» **TASK DETAILS**: Only the lines between the line with "Output the Python" and the line with "13400, 13440, 13480]", together with those two lines themselves, are to be copied exactly.

» **PROVIDED MATERIAL**:
# # # # #

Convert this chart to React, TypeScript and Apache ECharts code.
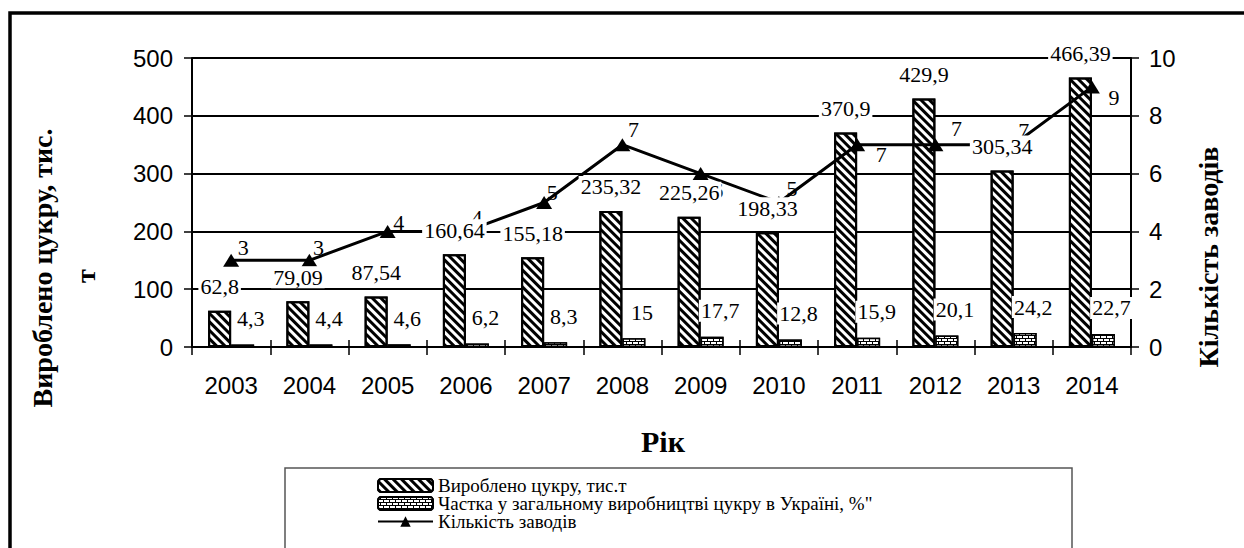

# # # # #

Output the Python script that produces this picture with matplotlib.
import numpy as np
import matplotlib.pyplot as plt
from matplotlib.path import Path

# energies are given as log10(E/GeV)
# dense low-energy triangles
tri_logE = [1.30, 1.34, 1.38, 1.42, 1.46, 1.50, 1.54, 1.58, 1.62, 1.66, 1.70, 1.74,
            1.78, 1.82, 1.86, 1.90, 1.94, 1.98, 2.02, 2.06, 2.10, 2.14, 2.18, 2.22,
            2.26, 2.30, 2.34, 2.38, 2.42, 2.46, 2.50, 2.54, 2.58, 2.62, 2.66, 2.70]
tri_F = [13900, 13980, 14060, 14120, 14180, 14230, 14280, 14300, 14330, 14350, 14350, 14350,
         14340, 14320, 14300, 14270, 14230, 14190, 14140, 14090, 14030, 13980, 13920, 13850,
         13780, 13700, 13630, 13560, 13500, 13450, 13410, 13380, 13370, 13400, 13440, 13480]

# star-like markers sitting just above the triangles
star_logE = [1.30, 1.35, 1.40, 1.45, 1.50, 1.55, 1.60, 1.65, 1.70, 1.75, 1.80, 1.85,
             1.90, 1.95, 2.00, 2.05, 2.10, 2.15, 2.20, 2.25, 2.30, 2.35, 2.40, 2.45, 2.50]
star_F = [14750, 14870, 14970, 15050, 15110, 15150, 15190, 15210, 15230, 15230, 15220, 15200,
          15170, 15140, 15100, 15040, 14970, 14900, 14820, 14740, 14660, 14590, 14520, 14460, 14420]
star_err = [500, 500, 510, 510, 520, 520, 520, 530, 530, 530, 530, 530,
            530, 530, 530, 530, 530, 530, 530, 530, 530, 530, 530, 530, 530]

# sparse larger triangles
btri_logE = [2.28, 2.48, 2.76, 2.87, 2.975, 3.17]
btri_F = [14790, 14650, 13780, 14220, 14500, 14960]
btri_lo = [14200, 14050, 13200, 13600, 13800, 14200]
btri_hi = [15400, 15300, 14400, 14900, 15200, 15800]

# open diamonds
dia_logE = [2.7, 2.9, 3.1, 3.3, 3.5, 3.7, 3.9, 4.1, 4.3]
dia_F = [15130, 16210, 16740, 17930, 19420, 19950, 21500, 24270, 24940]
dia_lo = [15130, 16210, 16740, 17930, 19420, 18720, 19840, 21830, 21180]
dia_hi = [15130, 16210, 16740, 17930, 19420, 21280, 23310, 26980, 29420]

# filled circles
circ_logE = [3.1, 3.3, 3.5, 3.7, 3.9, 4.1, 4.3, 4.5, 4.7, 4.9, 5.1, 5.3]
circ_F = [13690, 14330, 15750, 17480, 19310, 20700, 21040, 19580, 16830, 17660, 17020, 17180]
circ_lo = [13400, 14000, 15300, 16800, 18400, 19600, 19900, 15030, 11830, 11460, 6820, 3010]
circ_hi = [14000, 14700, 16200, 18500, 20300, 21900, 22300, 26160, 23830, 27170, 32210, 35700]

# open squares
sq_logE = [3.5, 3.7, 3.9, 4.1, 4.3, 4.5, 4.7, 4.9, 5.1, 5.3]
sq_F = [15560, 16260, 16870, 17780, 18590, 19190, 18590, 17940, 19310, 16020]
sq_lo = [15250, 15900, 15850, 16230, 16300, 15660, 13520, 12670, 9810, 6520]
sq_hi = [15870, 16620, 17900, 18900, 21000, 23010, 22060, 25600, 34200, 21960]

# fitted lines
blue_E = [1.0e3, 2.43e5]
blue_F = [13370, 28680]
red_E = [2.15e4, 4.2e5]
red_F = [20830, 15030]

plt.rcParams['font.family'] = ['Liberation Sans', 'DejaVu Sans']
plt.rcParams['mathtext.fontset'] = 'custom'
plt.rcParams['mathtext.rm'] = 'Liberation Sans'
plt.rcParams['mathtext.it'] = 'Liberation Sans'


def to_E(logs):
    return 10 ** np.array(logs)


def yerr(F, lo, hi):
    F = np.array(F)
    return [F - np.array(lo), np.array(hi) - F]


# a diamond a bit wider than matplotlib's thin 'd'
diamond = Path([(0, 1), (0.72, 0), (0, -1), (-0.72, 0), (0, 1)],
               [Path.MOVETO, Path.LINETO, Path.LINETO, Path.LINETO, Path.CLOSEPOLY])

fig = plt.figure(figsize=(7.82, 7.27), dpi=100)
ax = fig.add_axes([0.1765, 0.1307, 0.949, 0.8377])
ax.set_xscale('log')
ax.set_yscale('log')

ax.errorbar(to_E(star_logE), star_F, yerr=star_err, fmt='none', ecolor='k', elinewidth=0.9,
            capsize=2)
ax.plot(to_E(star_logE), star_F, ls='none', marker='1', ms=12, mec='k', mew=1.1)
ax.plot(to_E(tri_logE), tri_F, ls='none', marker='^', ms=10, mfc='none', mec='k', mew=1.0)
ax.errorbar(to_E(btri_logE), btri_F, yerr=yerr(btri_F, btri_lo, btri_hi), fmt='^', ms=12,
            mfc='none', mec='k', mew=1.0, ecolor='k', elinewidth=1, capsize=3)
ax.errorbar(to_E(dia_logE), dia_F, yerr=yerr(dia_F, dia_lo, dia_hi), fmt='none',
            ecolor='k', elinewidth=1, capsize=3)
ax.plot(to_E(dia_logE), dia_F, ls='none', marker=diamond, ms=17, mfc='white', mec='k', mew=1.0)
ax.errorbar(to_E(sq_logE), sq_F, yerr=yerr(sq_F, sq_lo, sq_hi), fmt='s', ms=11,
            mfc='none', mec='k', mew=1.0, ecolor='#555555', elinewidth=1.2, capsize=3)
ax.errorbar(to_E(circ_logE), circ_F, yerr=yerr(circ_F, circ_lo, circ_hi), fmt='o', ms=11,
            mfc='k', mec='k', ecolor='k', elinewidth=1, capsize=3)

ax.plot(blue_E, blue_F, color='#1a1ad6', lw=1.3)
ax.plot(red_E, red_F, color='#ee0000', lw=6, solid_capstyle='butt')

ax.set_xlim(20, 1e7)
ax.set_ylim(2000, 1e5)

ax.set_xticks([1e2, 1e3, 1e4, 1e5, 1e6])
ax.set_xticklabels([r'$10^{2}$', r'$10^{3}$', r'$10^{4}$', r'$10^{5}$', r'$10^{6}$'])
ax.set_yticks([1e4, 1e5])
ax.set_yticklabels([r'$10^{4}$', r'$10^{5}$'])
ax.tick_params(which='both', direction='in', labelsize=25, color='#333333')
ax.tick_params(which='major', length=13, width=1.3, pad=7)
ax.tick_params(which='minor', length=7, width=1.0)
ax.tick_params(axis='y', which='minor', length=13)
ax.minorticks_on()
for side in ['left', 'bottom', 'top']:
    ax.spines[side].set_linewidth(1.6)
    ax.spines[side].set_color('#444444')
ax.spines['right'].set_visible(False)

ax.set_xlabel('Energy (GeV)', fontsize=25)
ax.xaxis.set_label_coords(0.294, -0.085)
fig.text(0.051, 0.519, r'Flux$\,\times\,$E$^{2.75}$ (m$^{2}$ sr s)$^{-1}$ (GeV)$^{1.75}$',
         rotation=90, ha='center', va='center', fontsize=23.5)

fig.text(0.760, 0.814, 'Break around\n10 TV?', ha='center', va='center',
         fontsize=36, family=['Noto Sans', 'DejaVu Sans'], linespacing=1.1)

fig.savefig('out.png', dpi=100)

# # # # #

» **PROBLEM SOLUTION**:
Output the Python script that produces this picture with matplotlib.
import numpy as np
import matplotlib.pyplot as plt
from matplotlib.path import Path

# energies are given as log10(E/GeV)
# dense low-energy triangles
tri_logE = [1.30, 1.34, 1.38, 1.42, 1.46, 1.50, 1.54, 1.58, 1.62, 1.66, 1.70, 1.74,
            1.78, 1.82, 1.86, 1.90, 1.94, 1.98, 2.02, 2.06, 2.10, 2.14, 2.18, 2.22,
            2.26, 2.30, 2.34, 2.38, 2.42, 2.46, 2.50, 2.54, 2.58, 2.62, 2.66, 2.70]
tri_F = [13900, 13980, 14060, 14120, 14180, 14230, 14280, 14300, 14330, 14350, 14350, 14350,
         14340, 14320, 14300, 14270, 14230, 14190, 14140, 14090, 14030, 13980, 13920, 13850,
         13780, 13700, 13630, 13560, 13500, 13450, 13410, 13380, 13370, 13400, 13440, 13480]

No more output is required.